### What is expected
Report, as a bare number, how many lines hold "this".

Rows from a dataset of charts and code

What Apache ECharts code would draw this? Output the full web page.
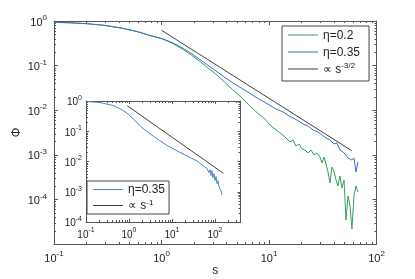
<!DOCTYPE html>
<html><head><meta charset="utf-8">
<script src="https://cdn.jsdelivr.net/npm/echarts@6/dist/echarts.min.js"></script>
<style>html,body{margin:0;padding:0;background:#fff}#c{width:415px;height:279px}</style>
</head><body><div id="c"></div>
<script>
// ---- data ----
const s_eta02 = [0.1,0.141,0.203,0.292,0.420,0.591,0.782,1.01,1.25,1.59,1.92,2.28,2.71,3.28,3.90,4.62,5.61,6.65,7.90,8.97,10.2,11.4,12.7,13.8,14.7,15.7,16.7,17.8,19.0,20.3,21.6,23.1,24.6,26.2,28.0,29.8,31.1,32.5,33.9,35.4,36.9,38.5,40.2,42.0,43.8,45.7,47.7,49.9,52.0,54.3,56.6,59.1,61.8,64.4,67.3];
const phi_eta02 = [0.935,0.911,0.870,0.801,0.697,0.582,0.473,0.399,0.321,0.230,0.168,0.1236,0.0883,0.0615,0.0418,0.0284,0.0188,0.0124,0.00844,0.00668,0.00466,0.00379,0.00308,0.00264,0.00226,0.00194,0.00215,0.00157,0.00175,0.00135,0.00128,0.00110,0.00128,0.000991,0.00110,0.000893,0.000655,0.000893,0.000622,0.000411,0.000233,0.000532,0.000433,0.000272,0.000200,0.000335,0.000180,0.000272,0.0000345,0.000119,0.0000748,0.0000217,0.000126,0.000200,0.000147];
const s_eta035 = [0.1,0.141,0.203,0.292,0.420,0.591,0.782,1.01,1.25,1.59,1.92,2.28,2.71,3.28,3.90,4.62,5.61,6.65,7.90,9.58,11.4,13.5,15.7,18.2,20.7,23.1,25.7,28.6,31.1,33.9,36.9,40.2,42.9,45.7,48.8,52.0,54.3,56.6,59.1,61.8,64.4,67.3];
const phi_eta035 = [0.935,0.911,0.870,0.801,0.697,0.582,0.473,0.405,0.330,0.244,0.182,0.137,0.1005,0.0733,0.0541,0.0407,0.0307,0.0237,0.0183,0.0141,0.0109,0.00912,0.00723,0.00603,0.00491,0.00442,0.00360,0.00324,0.00278,0.00238,0.00215,0.00175,0.00184,0.00128,0.00116,0.000991,0.000848,0.000940,0.000764,0.000848,0.000411,0.000690];
const s_ref32 = [1.0, 58.7];
const phi_ref32 = [0.62, 0.00124];
const s_inset = [0.103,0.212,0.425,0.618,0.899,1.31,1.90,2.77,4.48,7.65,13.1,22.3,38.1,52.6,65.2,72.5,76.5,80.7,85.1,89.8,94.8,100,105.4,111.4,117.5,123.9,130.6,138.0,145.5];
const phi_inset = [0.962,0.891,0.708,0.562,0.398,0.242,0.141,0.0926,0.0562,0.0341,0.0224,0.0153,0.0104,0.00736,0.00585,0.00430,0.00541,0.00341,0.00500,0.00293,0.00398,0.00233,0.00316,0.00185,0.00233,0.00147,0.00171,0.00108,0.000794];
const s_ref1 = [0.91, 156];
const phi_ref1 = [0.70, 0.00408];
const mainX = [0.1, 100];
const mainY = [1e-5, 1];
const insetX = [0.1, 392];
const insetY = [1e-4, 1];
const minorMult = [2,3,4,5,6,7,8,9];
const legendText = {
  'η=0.2': '{b|η=0.2}',
  'η=0.35': '{b|η=0.35}',
  '∝ s^-3/2': '{b|∝ s}{sup|-3/2}',
  'η=0.35 (inset)': '{b|η=0.35}',
  '∝ s^-1': '{b|∝ s}{sup|-1}'
};

// ---- styling ----
const FONT = "'Liberation Sans', Arial, Helvetica, sans-serif";
const AX = '#555';
const TXT = '#222';
const GREEN = '#35a060';
const BLUE = '#3b70c6';
const BLUE_IN = '#4a86d2';
const REF = '#404040';

const zip = (a, b) => a.map((v, i) => [v, b[i]]);
function powFmt(hideExp) {
  return function (v) {
    const l = Math.log10(v), e = Math.round(l);
    if (Math.abs(l - e) > 0.01 || e === hideExp) return '';
    return '{b|10}{sup|' + e + '}';
  };
}
function rich(base, supSize, raise) {
  return {
    b: {fontSize: base, lineHeight: base + 3, verticalAlign: 'bottom', fontFamily: FONT, color: TXT},
    sup: {fontSize: supSize, lineHeight: supSize, padding: [0, 0, raise, 0], verticalAlign: 'top', fontFamily: FONT, color: TXT}
  };
}
function legendRich(lh) {
  return {
    b: {fontSize: 12, lineHeight: lh, verticalAlign: 'bottom', fontFamily: FONT, color: TXT},
    sup: {fontSize: 8, lineHeight: 8, padding: [0, 0, lh - 7, 0], verticalAlign: 'top', fontFamily: FONT, color: TXT}
  };
}
function minorVals(range) {
  const out = [];
  const lo = Math.floor(Math.log10(range[0])), hi = Math.ceil(Math.log10(range[1]));
  for (let d = lo; d < hi; d++) {
    minorMult.forEach(k => { const v = k * Math.pow(10, d); if (v > range[0] && v < range[1]) out.push(v); });
  }
  return out;
}
function minorSeries(gi, axis, vals, other, len) {
  return {
    type: 'custom', xAxisIndex: gi * 2, yAxisIndex: gi * 2, clip: false, silent: true, z: 5,
    data: vals.map(v => axis === 'x' ? [v, other[0]] : [other[0], v]),
    renderItem: function (params, api) {
      let lines;
      if (axis === 'x') {
        const v = api.value(0);
        const a = api.coord([v, other[0]]), b = api.coord([v, other[1]]);
        const x = Math.round(a[0]) + 0.5;
        lines = [[x, a[1], x, a[1] - len], [x, b[1], x, b[1] + len]];
      } else {
        const v = api.value(1);
        const a = api.coord([other[0], v]), b = api.coord([other[1], v]);
        const y = Math.round(a[1]) + 0.5;
        lines = [[a[0], y, a[0] + len, y], [b[0], y, b[0] - len, y]];
      }
      return {type: 'group', children: lines.map(l => ({
        type: 'line', shape: {x1: l[0], y1: l[1], x2: l[2], y2: l[3]}, style: {stroke: AX, lineWidth: 1}
      }))};
    }
  };
}
function ax(gi, pos, range, showLabel, tickLen, extra) {
  return Object.assign({
    type: 'log', logBase: 10, gridIndex: gi, position: pos, min: range[0], max: range[1],
    axisLine: {show: true, onZero: false, lineStyle: {color: AX, width: 1}},
    axisTick: {show: true, inside: true, length: tickLen, lineStyle: {color: AX}},
    splitLine: {show: false}, minorTick: {show: false}, minorSplitLine: {show: false},
    axisLabel: {show: showLabel}
  }, extra || {});
}

const chart = echarts.init(document.getElementById('c'), null, {renderer: 'canvas'});
const option = {
  animation: false,
  backgroundColor: '#fff',
  textStyle: {fontFamily: FONT},
  grid: [
    {left: 54, top: 21, width: 322.5, height: 223, containLabel: false, outerBoundsMode: 'none'},
    {left: 86, top: 101, width: 154.5, height: 121, containLabel: false, outerBoundsMode: 'none',
     show: true, backgroundColor: '#fff', borderWidth: 0, z: 3}
  ],
  xAxis: [
    ax(0, 'bottom', mainX, true, 4, {
      axisLabel: {show: true, margin: 6, formatter: powFmt(null), rich: rich(11, 8, 9)},
      name: 's', nameLocation: 'middle', nameGap: 21, nameMoveOverlap: false,
      nameTextStyle: {fontSize: 12, color: TXT, fontFamily: FONT}
    }),
    ax(0, 'top', mainX, false, 4),
    ax(1, 'bottom', insetX, true, 3, {
      axisLabel: {show: true, margin: 5, formatter: powFmt(null), rich: rich(10, 7, 8)}, z: 4
    }),
    ax(1, 'top', insetX, false, 3, {z: 4})
  ],
  yAxis: [
    ax(0, 'left', mainY, true, 4, {
      axisLabel: {show: true, margin: 7, formatter: powFmt(-5), rich: rich(11, 8, 9)},
      name: 'Φ', nameLocation: 'middle', nameGap: 31, nameMoveOverlap: false,
      nameTextStyle: {fontSize: 12, color: TXT, fontFamily: FONT}
    }),
    ax(0, 'right', mainY, false, 4),
    ax(1, 'left', insetY, true, 3, {
      axisLabel: {show: true, margin: 4, formatter: powFmt(null), rich: rich(10, 7, 8)}, z: 4
    }),
    ax(1, 'right', insetY, false, 3, {z: 4})
  ],
  legend: [
    {
      data: ['η=0.2', 'η=0.35', '∝ s^-3/2'], orient: 'vertical', left: 282, top: 26,
      padding: [2, 9, 4, 6], itemGap: 3, itemWidth: 30, itemHeight: 1, icon: 'rect',
      borderColor: '#444', borderWidth: 1, backgroundColor: '#fff', selectedMode: false,
      formatter: n => legendText[n],
      textStyle: {fontSize: 12, lineHeight: 14, color: TXT, fontFamily: FONT, rich: legendRich(14)}
    },
    {
      data: ['η=0.35 (inset)', '∝ s^-1'], orient: 'vertical', left: 87, top: 181, z: 6,
      padding: [2, 4, 1, 6], itemGap: 3, itemWidth: 30, itemHeight: 1, icon: 'rect',
      borderColor: '#444', borderWidth: 1, backgroundColor: '#fff', selectedMode: false,
      formatter: n => legendText[n],
      textStyle: {fontSize: 12, lineHeight: 13, color: TXT, fontFamily: FONT, rich: legendRich(13)}
    }
  ],
  series: [
    {name: 'η=0.2', type: 'line', xAxisIndex: 0, yAxisIndex: 0, symbol: 'none', data: zip(s_eta02, phi_eta02),
     lineStyle: {color: GREEN, width: 1}, itemStyle: {color: GREEN}, z: 2},
    {name: 'η=0.35', type: 'line', xAxisIndex: 0, yAxisIndex: 0, symbol: 'none', data: zip(s_eta035, phi_eta035),
     lineStyle: {color: BLUE, width: 1}, itemStyle: {color: BLUE}, z: 2},
    {name: '∝ s^-3/2', type: 'line', xAxisIndex: 0, yAxisIndex: 0, symbol: 'none', data: zip(s_ref32, phi_ref32),
     lineStyle: {color: REF, width: 1}, itemStyle: {color: REF}, z: 2},
    {name: 'η=0.35 (inset)', type: 'line', xAxisIndex: 2, yAxisIndex: 2, symbol: 'none', data: zip(s_inset, phi_inset),
     lineStyle: {color: BLUE_IN, width: 1}, itemStyle: {color: BLUE_IN}, z: 4},
    {name: '∝ s^-1', type: 'line', xAxisIndex: 2, yAxisIndex: 2, symbol: 'none', data: zip(s_ref1, phi_ref1),
     lineStyle: {color: REF, width: 1}, itemStyle: {color: REF}, z: 4},
    minorSeries(0, 'x', minorVals(mainX), mainY, 2),
    minorSeries(0, 'y', minorVals(mainY), mainX, 2),
    minorSeries(1, 'x', minorVals(insetX), insetY, 2),
    minorSeries(1, 'y', minorVals(insetY), insetX, 2)
  ]
};
chart.setOption(option);
</script>
</body></html>
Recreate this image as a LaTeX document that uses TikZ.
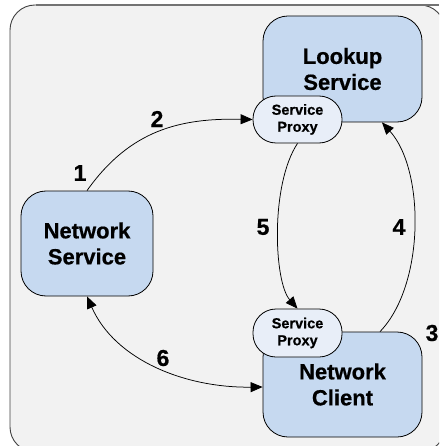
\documentclass[tikz,border=0pt]{standalone}
\usepackage{fontspec}
\setmainfont{Liberation Sans}[BoldFeatures={FakeBold=0.6}]
\usetikzlibrary{arrows.meta,calc}
\definecolor{boxblue}{RGB}{198,217,240}
\definecolor{proxyblue}{RGB}{232,238,248}
\definecolor{framefill}{RGB}{242,242,242}
\tikzset{
  mainbox/.style={draw=black, line width=0.8pt, fill=boxblue, rounded corners=25pt,
    align=center, font=\fontsize{22}{26}\selectfont\bfseries, inner sep=0pt},
  proxybox/.style={draw=black, line width=0.8pt, fill=proxyblue, rounded corners=23pt,
    align=center, font=\fontsize{14.5}{17}\selectfont\bfseries, inner sep=0pt,
    minimum width=89pt, minimum height=47pt},
  numlabel/.style={font=\fontsize{23}{24}\selectfont\bfseries, inner sep=0pt},
  flow/.style={line width=0.75pt, -{Triangle[length=12pt,width=10pt]}},
  bothflow/.style={line width=0.75pt, {Triangle[length=12pt,width=10pt]}-{Triangle[length=12pt,width=10pt]}}
}
\begin{document}
\begin{tikzpicture}[x=1pt,y=-1pt]
\useasboundingbox (0,0) rectangle (439,446);
\begin{scope}
\clip (0,0) rectangle (439,446);
\draw[fill=framefill, draw=black!75, line width=0.9pt, rounded corners=25pt] (10,5) rectangle (445,452);
\draw[draw=black!55, line width=1.6pt] (36,5) -- (439,5);
\end{scope}
\node[mainbox, minimum width=159pt, minimum height=106pt] (ls) at (342.5,69) {Lookup\\Service};
\node[mainbox, minimum width=132pt, minimum height=105pt] (ns) at (87,243.5) {Network\\Service};
\node[mainbox, minimum width=159pt, minimum height=105pt] (nc) at (342.5,384.5) {Network\\Client};
\node[proxybox] (pt) at (297.5,119.5) {Service\\Proxy};
\node[proxybox, minimum height=48pt] (pb) at (297.5,333) {Service\\Proxy};
\draw[flow] (ns.north) .. controls (130,130) and (180,118) .. (pt.west);
\draw[flow] (pt.south) .. controls (270,185) and (274,282) .. (pb.north);
\draw[flow] ([xshift=37.5pt]nc.north) .. controls (425,285) and (425,170) .. ([xshift=39.5pt]ls.south);
\draw[bothflow] (ns.south) .. controls (115,360) and (185,388) .. ([yshift=-2.5pt]nc.west);
\node[numlabel] (n1) at (80,173) {1};
\node[numlabel] (n2) at (157,119) {2};
\node[numlabel] (n3) at (432,333) {3};
\node[numlabel] (n4) at (399,227) {4};
\node[numlabel] (n5) at (263,227) {5};
\node[numlabel] (n6) at (163,358) {6};
\end{tikzpicture}
\end{document}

### Final result
2